Maybe not. Lutie decides to flee to Denver for a time. There she “bumps into” Brice. Nod, nod, wink, wink. Lutie will come back to Salt Fork where she gives birth to a son, Brock. Chamberlain returns as well, is elected a federal judge to settle land disputes, and in his own way is as intractable as Brewton. Acrimony sends Lutie back to St. Louis, where she consults a lawyer. Can she get out of her ill-advised match? Maybe, but there are attached strings. (Aren’t there always?)

 

Director Elia Kazan shows a deft hand by taking a proverbial tuck in the script. Instead of following Brewton and Lutie though their respective trials, triumphs, and tribulations, Kazan subtly shows us that years have passed. When we pick up the story, Sara Beth (Phyllis Thaxter) is a young woman and Brock (Robert Walker) is an angry reckless hellion. This lapse in a family saga was actually quite bold given the Hollywood Code of the day that had definite rules in place about the sanctity of the family.

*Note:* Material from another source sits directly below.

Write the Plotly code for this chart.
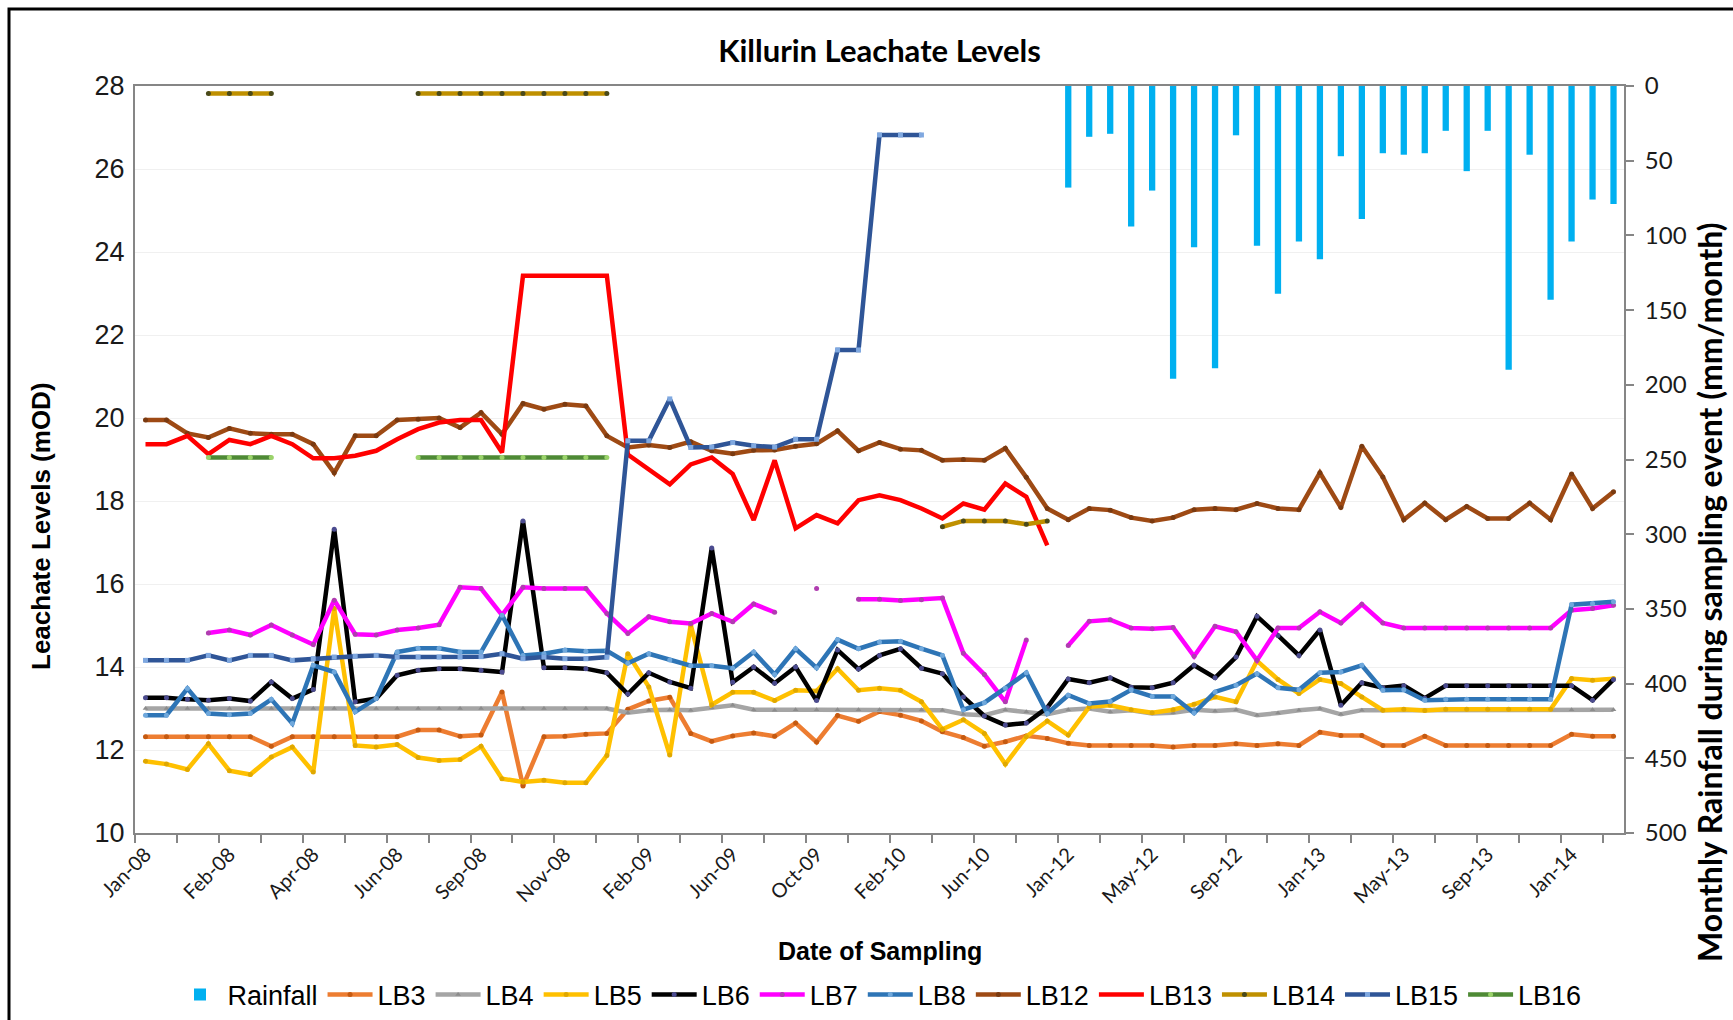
import plotly.graph_objects as go

# ---------------- data ----------------
tick_labels = ["Jan-08", "Feb-08", "Apr-08", "Jun-08", "Sep-08", "Nov-08", "Feb-09", "Jun-09",
               "Oct-09", "Feb-10", "Jun-10", "Jan-12", "May-12", "Sep-12", "Jan-13", "May-13",
               "Sep-13", "Jan-14"]
N_SAMPLES = 71          # sampling events on the category axis
LABEL_EVERY = 4         # a date label is printed every 4th sampling event

N = None
rainfall = [N]*44 + [68, 34, 32, 94, 70, 196, 108, 189, 33, 107, 139, 104, 116, 47, 89, 45,
                     46, 45, 30, 57, 30, 190, 46, 143, 104, 76, 79]

LB3 = [12.32, 12.32, 12.32, 12.32, 12.32, 12.32, 12.09, 12.32, 12.32, 12.32,
       12.32, 12.32, 12.32, 12.48, 12.48, 12.33, 12.36, 13.40, 11.13, 12.32,
       12.33, 12.38, 12.40, 12.98, 13.18, 13.27, 12.40, 12.21, 12.34, 12.41,
       12.33, 12.65, 12.19, 12.83, 12.69, 12.93, 12.84, 12.70, 12.44, 12.30,
       12.09, 12.20, 12.34, 12.28, 12.16, 12.11, 12.11, 12.11, 12.11, 12.07,
       12.11, 12.11, 12.15, 12.11, 12.15, 12.11, 12.43, 12.35, 12.35, 12.11,
       12.11, 12.33, 12.11, 12.11, 12.11, 12.11, 12.11, 12.11, 12.38, 12.33,
       12.33]

LB4 = [13.00, 13.00, 13.00, 13.00, 13.00, 13.00, 13.00, 13.00, 13.00, 13.00,
       13.00, 13.00, 13.00, 13.00, 13.00, 13.00, 13.00, 13.00, 13.00, 13.00,
       13.00, 13.00, 13.00, 12.90, 12.96, 12.97, 12.96, 13.02, 13.08, 12.97,
       12.96, 12.97, 12.97, 12.97, 12.97, 12.97, 12.97, 12.97, 12.96, 12.86,
       12.84, 12.97, 12.92, 12.86, 12.97, 13.00, 12.92, 12.96, 12.88, 12.90,
       12.97, 12.94, 12.97, 12.84, 12.89, 12.96, 13.00, 12.86, 12.96, 12.96,
       12.97, 12.95, 12.97, 12.97, 12.97, 12.97, 12.97, 12.97, 12.97, 12.97,
       12.97]

LB5 = [11.73, 11.66, 11.53, 12.15, 11.50, 11.41, 11.83, 12.07, 11.47, 15.41,
       12.11, 12.07, 12.13, 11.82, 11.75, 11.77, 12.09, 11.31, 11.23, 11.27,
       11.21, 11.21, 11.87, 14.32, 13.52, 11.88, 15.01, 13.09, 13.39, 13.39,
       13.19, 13.44, 13.42, 13.96, 13.44, 13.49, 13.44, 13.16, 12.50, 12.73,
       12.40, 11.66, 12.32, 12.70, 12.36, 13.04, 13.08, 12.97, 12.90, 12.97,
       13.10, 13.28, 13.16, 14.15, 13.70, 13.36, 13.70, 13.60, 13.28, 12.96,
       12.98, 12.95, 12.98, 12.98, 12.98, 12.98, 12.98, 12.98, 13.72, 13.68,
       13.72]

LB6 = [13.26, 13.26, 13.22, 13.20, 13.24, 13.18, 13.64, 13.24, 13.46, 17.32,
       13.16, 13.24, 13.80, 13.92, 13.96, 13.96, 13.92, 13.88, 17.52, 13.98,
       13.98, 13.96, 13.86, 13.35, 13.86, 13.64, 13.49, 16.87, 13.63, 14.00,
       13.61, 14.00, 13.19, 14.41, 13.95, 14.28, 14.44, 13.97, 13.84, 13.28,
       12.82, 12.60, 12.65, 13.02, 13.71, 13.62, 13.74, 13.51, 13.50, 13.62,
       14.04, 13.74, 14.24, 15.22, 14.76, 14.28, 14.89, 13.08, 13.62, 13.50,
       13.55, 13.25, 13.55, 13.55, 13.55, 13.55, 13.55, 13.55, 13.55, 13.20,
       13.70]

LB7 = [N, N, N, 14.82, 14.89, 14.77, 15.01, 14.77, 14.54, 15.61,
       14.79, 14.77, 14.89, 14.94, 15.02, 15.92, 15.89, 15.25, 15.92, 15.89,
       15.89, 15.89, 15.29, 14.81, 15.21, 15.09, 15.05, 15.29, 15.09, 15.52,
       15.32, N, 15.89, N, 15.63, 15.63, 15.60, 15.62, 15.66, 14.33,
       13.82, 13.16, 14.65, N, 14.52, 15.10, 15.14, 14.94, 14.92, 14.95,
       14.26, 14.98, 14.85, 14.16, 14.94, 14.94, 15.33, 15.06, 15.51, 15.06,
       14.94, 14.94, 14.94, 14.94, 14.94, 14.94, 14.94, 14.94, 15.37, 15.41,
       15.49]

LB8 = [12.84, 12.84, 13.48, 12.88, 12.85, 12.88, 13.22, 12.64, 14.04, 13.88,
       12.92, 13.24, 14.36, 14.45, 14.45, 14.36, 14.36, 15.25, 14.28, 14.32,
       14.41, 14.38, 14.39, 14.09, 14.32, 14.17, 14.03, 14.03, 13.97, 14.36,
       13.82, 14.44, 13.98, 14.66, 14.44, 14.60, 14.62, 14.44, 14.28, 12.97,
       13.14, 13.49, 13.86, 12.88, 13.32, 13.12, 13.17, 13.45, 13.29, 13.29,
       12.89, 13.40, 13.56, 13.84, 13.50, 13.45, 13.86, 13.88, 14.04, 13.44,
       13.45, 13.20, 13.22, 13.22, 13.22, 13.22, 13.22, 13.22, 15.50, 15.53,
       15.57]

LB12 = [19.95, 19.95, 19.63, 19.53, 19.75, 19.63, 19.61, 19.61, 19.37, 18.68,
        19.57, 19.57, 19.95, 19.97, 20.00, 19.77, 20.13, 19.61, 20.35, 20.21,
        20.33, 20.29, 19.57, 19.29, 19.35, 19.29, 19.43, 19.21, 19.14, 19.22,
        19.23, 19.32, 19.38, 19.69, 19.21, 19.41, 19.25, 19.22, 18.98, 19.00,
        18.98, 19.27, 18.57, 17.82, 17.55, 17.82, 17.78, 17.60, 17.52, 17.60,
        17.79, 17.82, 17.79, 17.94, 17.82, 17.79, 18.68, 17.84, 19.32, 18.58,
        17.55, 17.95, 17.55, 17.87, 17.58, 17.58, 17.95, 17.55, 18.65, 17.82,
        18.22]

LB13 = [19.37, 19.37, 19.57, 19.13, 19.47, 19.37, 19.57, 19.37, 19.03, 19.03,
        19.09, 19.21, 19.49, 19.73, 19.89, 19.95, 19.95, 19.17, 23.43, 23.43,
        23.43, 23.43, 23.43, 19.12, 18.77, 18.40, 18.88, 19.05, 18.65, 17.54,
        18.98, 17.34, 17.66, 17.46, 18.02, 18.14, 18.02, 17.82, 17.58, 17.94,
        17.79, 18.42, 18.10, 16.93, N, N, N, N, N, N,
        N, N, N, N, N, N, N, N, N, N,
        N, N, N, N, N, N, N, N, N, N,
        N]

LB14 = [N, N, N, 27.82, 27.82, 27.82, 27.82, N, N, N,
        N, N, N, 27.82, 27.82, 27.82, 27.82, 27.82, 27.82, 27.82,
        27.82, 27.82, 27.82, N, N, N, N, N, N, N,
        N, N, N, N, N, N, N, N, 17.38, 17.52,
        17.52, 17.52, 17.44, 17.52, N, N, N, N, N, N,
        N, N, N, N, N, N, N, N, N, N,
        N, N, N, N, N, N, N, N, N, N,
        N]

LB15 = [14.16, 14.16, 14.16, 14.28, 14.16, 14.28, 14.28, 14.16, 14.20, 14.24,
        14.26, 14.28, 14.24, 14.24, 14.24, 14.24, 14.25, 14.32, 14.20, 14.24,
        14.20, 14.20, 14.24, 19.45, 19.45, 20.46, 19.29, 19.30, 19.41, 19.33,
        19.30, 19.49, 19.49, 21.64, 21.64, 26.82, 26.82, 26.82, N, N,
        N, N, N, N, N, N, N, N, N, N,
        N, N, N, N, N, N, N, N, N, N,
        N, N, N, N, N, N, N, N, N, N,
        N]

LB16 = [N, N, N, 19.05, 19.05, 19.05, 19.05, N, N, N,
        N, N, N, 19.05, 19.05, 19.05, 19.05, 19.05, 19.05, 19.05,
        19.05, 19.05, 19.05, N, N, N, N, N, N, N,
        N, N, N, N, N, N, N, N, N, N,
        N, N, N, N, N, N, N, N, N, N,
        N, N, N, N, N, N, N, N, N, N,
        N, N, N, N, N, N, N, N, N, N,
        N]

# ---------------- figure ----------------
x = list(range(N_SAMPLES))
W, H = 1733, 1020
ML, MR, MT, MB = 135, 109, 86, 187
PW, PH = W - ML - MR, H - MT - MB


def px_x(v):   # pixel -> paper x
    return (v - ML) / PW


def px_y(v):   # pixel -> paper y
    return (H - MB - v) / PH


fig = go.Figure()
fig.add_trace(go.Bar(x=x, y=rainfall, name="Rainfall", yaxis="y2", width=0.3,
                     marker=dict(color="#00B0F0", line=dict(width=0))))

series = [
    ("LB3", LB3, "#ED7D31", "#C55A11", "circle", True),
    ("LB4", LB4, "#A5A5A5", "#8C8C8C", "triangle-up", True),
    ("LB5", LB5, "#FFC000", "#E0A800", "circle", True),
    ("LB6", LB6, "#000000", "#4B4B8F", "circle", True),
    ("LB7", LB7, "#FF00FF", "#B03CB0", "circle", True),
    ("LB8", LB8, "#2E75B6", "#6FA8DC", "circle", True),
    ("LB12", LB12, "#9E4A14", "#7A3A10", "circle", True),
    ("LB13", LB13, "#FF0000", "#FF0000", "circle", False),
    ("LB14", LB14, "#BF9000", "#4A4A1A", "circle", True),
    ("LB15", LB15, "#2F5597", "#7FA8E0", "square", True),
    ("LB16", LB16, "#4E8A35", "#9BD36B", "circle", True),
]
for name, vals, col, mcol, sym, mk in series:
    fig.add_trace(go.Scatter(
        x=x, y=vals, name=name, mode="lines+markers" if mk else "lines",
        connectgaps=False,
        line=dict(color=col, width=4.5),
        marker=dict(color=mcol, size=5, symbol=sym, line=dict(width=0)),
    ))

axis_grey = "#868686"
fig.update_layout(
    width=W, height=H,
    margin=dict(l=ML, r=MR, t=MT, b=MB, autoexpand=False),
    paper_bgcolor="white", plot_bgcolor="white",
    font=dict(family="Liberation Sans, Arial, sans-serif", color="#000000"),
    title=dict(text="<b>Killurin Leachate Levels</b>", x=0.5, xref="paper",
               y=1 - 51 / H, yref="container", yanchor="middle", xanchor="center",
               font=dict(family="Lato, Open Sans, sans-serif", size=31, color="#000000")),
    xaxis=dict(
        range=[-0.5, N_SAMPLES - 0.5],
        tickmode="array",
        tickvals=list(range(0, N_SAMPLES, LABEL_EVERY))[:len(tick_labels)],
        ticktext=tick_labels,
        tickangle=-45, ticks="",
        tickfont=dict(family="Lato, Open Sans, sans-serif", size=20, color="#1a1a1a"),
        showline=True, linecolor=axis_grey, linewidth=2, mirror=True,
        showgrid=False, zeroline=False, automargin=False,
        minor=dict(tickmode="array", tickvals=[k - 0.5 for k in range(0, N_SAMPLES + 1, 2)],
                   ticks="outside", ticklen=8, tickwidth=2, tickcolor=axis_grey, showgrid=False),
    ),
    yaxis=dict(
        range=[10, 28], dtick=2, tick0=10,
        tickfont=dict(family="Liberation Sans, Arial, sans-serif", size=27, color="#1a1a1a"),
        showline=True, linecolor=axis_grey, linewidth=2,
        showgrid=True, gridcolor="#F0F0F0", gridwidth=1, zeroline=False,
        ticks="", ticklabelstandoff=3, automargin=False,
    ),
    yaxis2=dict(
        overlaying="y", side="right", range=[500, 0], dtick=50, tick0=0,
        tickfont=dict(family="Lato, Open Sans, sans-serif", size=24, color="#1a1a1a"),
        showline=True, linecolor=axis_grey, linewidth=2,
        showgrid=False, zeroline=False, automargin=False,
        ticks="outside", ticklen=8, tickwidth=2, tickcolor=axis_grey, ticklabelstandoff=6,
    ),
    legend=dict(orientation="h", x=0.5, xanchor="center", y=px_y(995), yanchor="middle",
                font=dict(family="Liberation Sans Narrow, Arial Narrow, Liberation Sans, sans-serif",
                          size=27, color="#000000"),
                itemwidth=45, tracegroupgap=0, bgcolor="rgba(0,0,0,0)"),
    showlegend=True,
    bargap=0.7,
)

fig.add_annotation(text="<b>Leachate Levels (mOD)</b>", textangle=-90, showarrow=False,
                   xref="paper", yref="paper", x=px_x(41), y=px_y(526),
                   xanchor="center", yanchor="middle",
                   font=dict(family="Liberation Sans, Arial, sans-serif", size=26, color="#000000"))
fig.add_annotation(text="<b>Date of Sampling</b>", showarrow=False,
                   xref="paper", yref="paper", x=0.5, y=px_y(951),
                   xanchor="center", yanchor="middle",
                   font=dict(family="Liberation Sans, Arial, sans-serif", size=25, color="#000000"))
fig.add_annotation(text="<b>Monthly Rainfall during sampling event (mm/month)</b>", textangle=-90,
                   showarrow=False, xref="paper", yref="paper", x=px_x(1709), y=px_y(592),
                   xanchor="center", yanchor="middle",
                   font=dict(family="Lato, Open Sans, sans-serif", size=32, color="#000000"))

# outer chart-area frame
fig.add_shape(type="rect", xref="paper", yref="paper",
              x0=px_x(9), x1=px_x(W + 20), y0=px_y(H + 20), y1=px_y(9),
              line=dict(color="#000000", width=3), fillcolor="rgba(0,0,0,0)", layer="below")

fig.write_html("out.html", config={"displayModeBar": False},
               post_script="document.body.style.margin='0';document.body.style.overflow='hidden';")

You’ll have to watch to see how Kazan extracts himself from the corner into which he has painted himself.

 

It's undoubtedly a personal matter whether you buy into the idea of a H-T Western. There are, though, several things to recommend giving it a try. First of all, not many actors have ever done stubborn as well as Tracy, so that part rings true even if you don’t think he belongs in cowboy boots or wearing a long string tie. Second, cinematographer Harry Stradling imbues the prairie with great majesty. Wide shots of winds rippling across vast expanses of grass indeed invoke the “sea,” and are enhanced by shooting in black and white. Note what Kazan and Stradling do with shadows, sky enhancements, and underlighting.

 

Finally, there is relevance in this 77-year-old film. Once we move away from the war of wills between Lutie and Brewton and ponder the core of their clashing worldviews–civilization versus the fragility of ecosystems–who is right, kind-hearted Lutie or hard-as-nails Brewton?